[Some records]

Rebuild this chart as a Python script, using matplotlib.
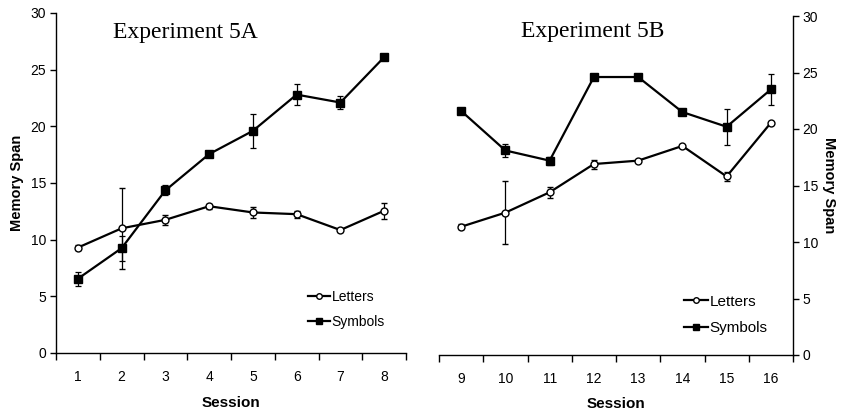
import matplotlib
matplotlib.use("Agg")
import matplotlib.pyplot as plt
from matplotlib.lines import Line2D
import numpy as np

sessions_a = [1, 2, 3, 4, 5, 6, 7, 8]
letters_a = [9.3, 11.0, 11.75, 12.95, 12.4, 12.25, 10.85, 12.55]
letters_a_err = [0.25, 3.6, 0.45, 0.2, 0.5, 0.3, 0.2, 0.7]
symbols_a = [6.55, 9.25, 14.35, 17.55, 19.6, 22.8, 22.1, 26.1]
symbols_a_err = [0.6, 1.1, 0.45, 0.15, 1.5, 0.9, 0.6, 0.2]

sessions_b = [9, 10, 11, 12, 13, 14, 15, 16]
letters_b = [11.35, 12.6, 14.4, 16.9, 17.2, 18.5, 15.8, 20.55]
letters_b_err = [0.2, 2.8, 0.5, 0.4, 0.1, 0.1, 0.4, 0.1]
symbols_b = [21.6, 18.1, 17.2, 24.6, 24.6, 21.5, 20.2, 23.5]
symbols_b_err = [0.1, 0.6, 0.35, 0.1, 0.1, 0.1, 1.6, 1.4]

yticks = [0, 5, 10, 15, 20, 25, 30]

sans = "Liberation Sans"
serif = "Liberation Serif"

fig = plt.figure(figsize=(8.41, 4.13), dpi=100)
ax1 = fig.add_axes([56/841, 60/413, 350/841, 340/413])
ax2 = fig.add_axes([439/841, 58/413, 354/841, 339/413])


def draw(ax, sessions, letters, lerr, symbols, serr, side, title, title_x, title_y,
         legend_anchor, legsize, xlabelpad):
    x = np.arange(1, len(sessions) + 1)
    ax.errorbar(x, symbols, yerr=serr, color="black", lw=1.6, marker="s", ms=5.5,
                mfc="black", mec="black", ecolor="black", elinewidth=0.9, capsize=2.5,
                capthick=0.9, zorder=3)
    ax.errorbar(x, letters, yerr=lerr, color="black", lw=1.6, marker="o", ms=5,
                mfc="white", mec="black", mew=1.0, ecolor="black", elinewidth=0.9,
                capsize=2.5, capthick=0.9, zorder=4)
    ax.set_xlim(0.5, len(sessions) + 0.5)
    ax.set_ylim(0, 30)
    ax.set_yticks(yticks)
    ax.set_yticklabels([str(t) for t in yticks], fontfamily=sans, fontsize=10)
    ax.set_xticks(np.arange(0.5, len(sessions) + 1, 1))
    ax.set_xticklabels([])
    ax.set_xticks(x, minor=True)
    ax.set_xticklabels([str(s) for s in sessions], minor=True, fontfamily=sans, fontsize=10)
    ax.tick_params(axis="x", which="major", direction="out", length=5, width=1)
    ax.tick_params(axis="x", which="minor", length=0, pad=12)
    ax.tick_params(axis="y", direction="out", length=4, width=1, pad=3)
    ax.spines["top"].set_visible(False)
    if side == "left":
        ax.spines["right"].set_visible(False)
        ax.set_ylabel("Memory Span", fontfamily=sans, fontweight="bold", fontsize=10.5, labelpad=5)
    else:
        ax.spines["left"].set_visible(False)
        ax.yaxis.tick_right()
        ax.yaxis.set_label_position("right")
        ax.set_ylabel("Memory Span", fontfamily=sans, fontweight="bold", fontsize=10.5,
                      rotation=-90, labelpad=13)
    for s in ["left", "right", "bottom"]:
        ax.spines[s].set_linewidth(1)
    ax.set_xlabel("Session", fontfamily=sans, fontweight="bold", fontsize=11, labelpad=xlabelpad)
    ax.text(title_x, title_y, title, transform=ax.transAxes, fontfamily=serif,
            fontsize=17, ha="center", va="center")
    handles = [
        Line2D([], [], color="black", lw=1.6, marker="o", ms=4, mfc="white", mec="black"),
        Line2D([], [], color="black", lw=1.6, marker="s", ms=4.5, mfc="black", mec="black"),
    ]
    ax.legend(handles, ["Letters", "Symbols"], loc="upper left",
              bbox_to_anchor=legend_anchor, frameon=False,
              prop={"family": sans, "size": legsize}, handlelength=1.6,
              handletextpad=0.1, labelspacing=0.8, borderpad=0)


draw(ax1, sessions_a, letters_a, letters_a_err, symbols_a, symbols_a_err, "left",
     "Experiment 5A", 0.37, 0.942, (0.70, 0.205), 10, 9)
draw(ax2, sessions_b, letters_b, letters_b_err, symbols_b, symbols_b_err, "right",
     "Experiment 5B", 0.435, 0.955, (0.67, 0.20), 11, 8.5)

fig.savefig("out.png", dpi=100)
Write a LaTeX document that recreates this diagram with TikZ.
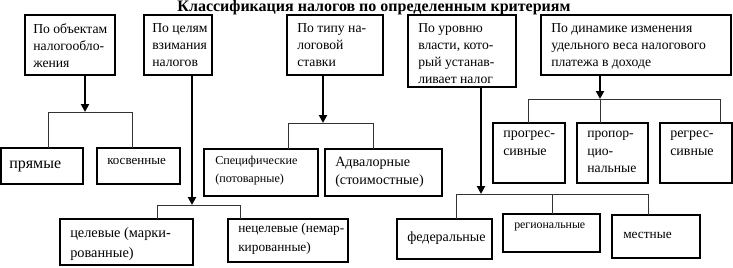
\documentclass[tikz,border=0pt]{standalone}
\usepackage{fontspec}
\setmainfont{Liberation Serif}
\usetikzlibrary{arrows.meta}
\newcommand\fsz[2]{\fontsize{#1}{#2}\selectfont}
\newcommand\mkbox[5]{\node[boxst, minimum width={(#4-#2)*0.75pt}, minimum height={(#5-#3)*0.75pt}] (#1) at (#2,#3) {};}
\begin{document}
\begin{tikzpicture}[x=0.75pt,y=-0.75pt,
  boxst/.style={draw, line width=0.85pt, inner sep=0pt, outer sep=0pt, anchor=north west},
  txt/.style={anchor=north west, inner sep=0pt, align=left, font=\fsz{10.25}{12.9}},
  parr/.style={line width=1.5pt, -{Triangle[length=6pt,width=6pt]}},
  bus/.style={line width=0.6pt, draw=black!80}]
\useasboundingbox (0,0) rectangle (733,268);
\node[font=\bfseries\fsz{12}{13}] (title) at (374,8) {Классификация налогов по определенным критериям};
% top boxes
\mkbox{b1}{25}{15}{115}{75}
\mkbox{b2}{144}{15}{212}{75}
\mkbox{b3}{287}{15}{383}{75}
\mkbox{b4}{408}{15}{516}{87}
\mkbox{b5}{541}{15}{731}{75}
\node[txt] (t1) at (33,23) {По объектам\\налогообло-\\жения};
\node[txt] (t2) at (152,23) {По целям\\взимания\\налогов};
\node[txt] (t3) at (297,23) {По типу на-\\логовой\\ставки};
\node[txt] (t4) at (418,23) {По уровню\\власти, кото-\\рый устанав-\\ливает налог};
\node[txt] (t5) at (551,23) {По динамике изменения\\удельного веса налогового\\платежа в доходе};
% children boxes
\mkbox{c11}{1}{148}{83}{184}
\mkbox{c12}{97}{148}{180}{184}
\mkbox{c31}{204}{149}{318}{196}
\mkbox{c32}{325}{149}{442}{196}
\mkbox{c21}{60}{219}{193}{265}
\mkbox{c22}{228}{219}{348}{262}
\mkbox{c51}{493}{123}{565}{183}
\mkbox{c52}{577}{123}{648}{183}
\mkbox{c53}{660}{123}{732}{183}
\mkbox{c41}{397}{219}{492}{259}
\mkbox{c42}{503}{214}{600}{252}
\mkbox{c43}{612}{215}{700}{258}
\node[txt, anchor=west, font=\fsz{12}{14}] (u11) at (9,166) {прямые};
\node[txt, anchor=west, font=\fsz{9.75}{12}] (u12) at (107,161) {косвенные};
\node[txt, font=\fsz{9.1}{13.2}] (u31) at (215,156) {Специфические\\(потоварные)};
\node[txt, font=\fsz{10.6}{13.5}] (u32) at (335,157) {Адвалорные\\(стоимостные)};
\node[txt, font=\fsz{10.75}{15}] (u21) at (70,227) {целевые (марки-\\рованные)};
\node[txt, font=\fsz{10}{14}] (u22) at (238,223) {нецелевые (немар-\\кированные)};
\node[txt, font=\fsz{10.5}{13}] (u51) at (503,131) {прогрес-\\сивные};
\node[txt, font=\fsz{10.25}{13}] (u52) at (587,131) {пропор-\\цио-\\нальные};
\node[txt, font=\fsz{10.5}{13}] (u53) at (670,131) {регрес-\\сивные};
\node[txt, anchor=west, font=\fsz{10.5}{12}] (u41) at (407,238) {федеральные};
\node[txt, anchor=west, font=\fsz{8.9}{11}] (u42) at (514,227) {региональные};
\node[txt, anchor=west, font=\fsz{10}{12}] (u43) at (623,235) {местные};
% junction coordinates
\coordinate (j1) at (85,112);  \coordinate (j1a) at (48,112);  \coordinate (j1b) at (132,112);
\coordinate (j2) at (192,205); \coordinate (j2a) at (157,205); \coordinate (j2b) at (240,205);
\coordinate (j3) at (323,123); \coordinate (j3a) at (288,123); \coordinate (j3b) at (373,123);
\coordinate (j4) at (481,194); \coordinate (j4a) at (456,194); \coordinate (j4b) at (552,194); \coordinate (j4c) at (648,194);
\coordinate (j5) at (600,99);  \coordinate (j5a) at (528,99);  \coordinate (j5b) at (720,99);
% buses
\draw[bus] (j1a |- c11.north) -- (j1a) -- (j1b) -- (j1b |- c12.north);
\draw[bus] (j2a |- c21.north) -- (j2a) -- (j2b) -- (j2b |- c22.north);
\draw[bus] (j3a |- c31.north) -- (j3a) -- (j3b) -- (j3b |- c32.north);
\draw[bus] (j4a |- c41.north) -- (j4a) -- (j4c) -- (j4c |- c43.north);
\draw[bus] (j4b) -- (j4b |- c42.north);
\draw[bus] (j5a |- c51.north) -- (j5a) -- (j5b) -- (j5b |- c53.north);
\draw[bus] (j5) -- (j5 |- c52.north);
% parent arrows
\draw[parr] (b1.south -| j1) -- (j1);
\draw[parr] (b2.south -| j2) -- (j2);
\draw[parr] (b3.south -| j3) -- (j3);
\draw[parr] (b4.south -| j4) -- (j4);
\draw[parr] (b5.south -| j5) -- (j5);
\end{tikzpicture}
\end{document}
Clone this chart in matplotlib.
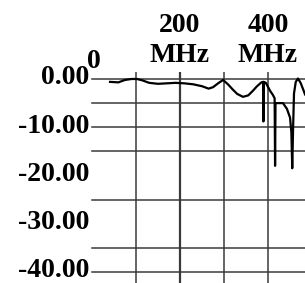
import matplotlib
matplotlib.use("Agg")
import matplotlib.pyplot as plt
from matplotlib.transforms import ScaledTranslation

# response (MHz, dB)
freq = [41, 60, 75, 90, 102, 115, 130, 150, 170, 190, 210, 230, 250, 265,
        275, 288, 298, 310, 320, 330, 343, 355, 365, 375, 385, 389, 389.5,
        390, 395, 405, 411, 415, 416, 417, 434, 443, 450, 453, 455, 457,
        459, 463, 468, 474, 480, 484]
gain = [-0.6, -0.7, -0.2, 0.0, 0.0, -0.3, -0.8, -1.0, -0.9, -0.8, -0.9,
        -1.1, -1.5, -2.0, -1.7, -0.8, -0.2, -1.2, -2.2, -3.1, -3.7, -3.4,
        -2.5, -1.5, -0.7, -0.6, -8.8, -0.6, -0.8, -2.5, -3.3, -4.0, -18.0,
        -5.0, -5.0, -6.2, -8.0, -11.0, -18.5, -10.0, -3.0, -0.6, 0.1, -0.8,
        -2.2, -3.2]

x_ticks = [0, 200, 400]
x_nums = ["0", "200", "400"]
x_units = ["", "MHz", "MHz"]
y_ticks = [0, -10, -20, -30, -40]
y_labels = ["0.00", "-10.00", "-20.00", "-30.00", "-40.00"]
h_grid = [0, -5, -10, -15, -25, -35, -40]
v_grid = [100, 200, 300, 400]

plt.rcParams['font.family'] = ['Liberation Serif', 'DejaVu Serif']
plt.rcParams['font.weight'] = 'bold'

fig = plt.figure(figsize=(3.05, 2.83), dpi=100)
ax = fig.add_axes([0.3016, 0.0389, 0.6984, 0.682])
ax.set_xlim(0, 484)
ax.set_ylim(-40, 0)
for s in ax.spines.values():
    s.set_visible(False)

for g in h_grid:
    ax.axhline(g, color='#3a3a3a', lw=1.1, clip_on=False)
for g in v_grid:
    ax.vlines(g, -42.5, 1.5, color='#3a3a3a', lw=1.6 if g == 200 else 1.1,
              clip_on=False)

ax.plot(freq, gain, color='black', lw=1.6, clip_on=False)

ax.set_xticks([])
ax.set_yticks(y_ticks)
ax.set_yticklabels(y_labels, fontsize=20, fontweight='bold')
ax.tick_params(axis='y', length=0, pad=2)
shift = ScaledTranslation(0, 4 / 100, fig.dpi_scale_trans)
for lbl in ax.get_yticklabels():
    lbl.set_transform(lbl.get_transform() + shift)

xt = ax.get_xaxis_transform()
for x, n, u in zip(x_ticks, x_nums, x_units):
    if u:
        ax.annotate(n, (x, 1), xytext=(0, 34), textcoords='offset points',
                    xycoords=xt, ha='center', va='baseline', fontsize=20,
                    fontweight='bold', annotation_clip=False)
        ax.annotate(u, (x, 1), xytext=(0, 12), textcoords='offset points',
                    xycoords=xt, ha='center', va='baseline', fontsize=20,
                    fontweight='bold', annotation_clip=False)
    else:
        ax.annotate(n, (x, 1), xytext=(1, 8), textcoords='offset points',
                    xycoords=xt, ha='center', va='baseline', fontsize=20,
                    fontweight='bold', annotation_clip=False)

fig.savefig("out.png", dpi=100)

* **Brief**
Of the lines in the records, how many contain the word "matplotlib"? Answer with the number and nothing else.

* **Result**
10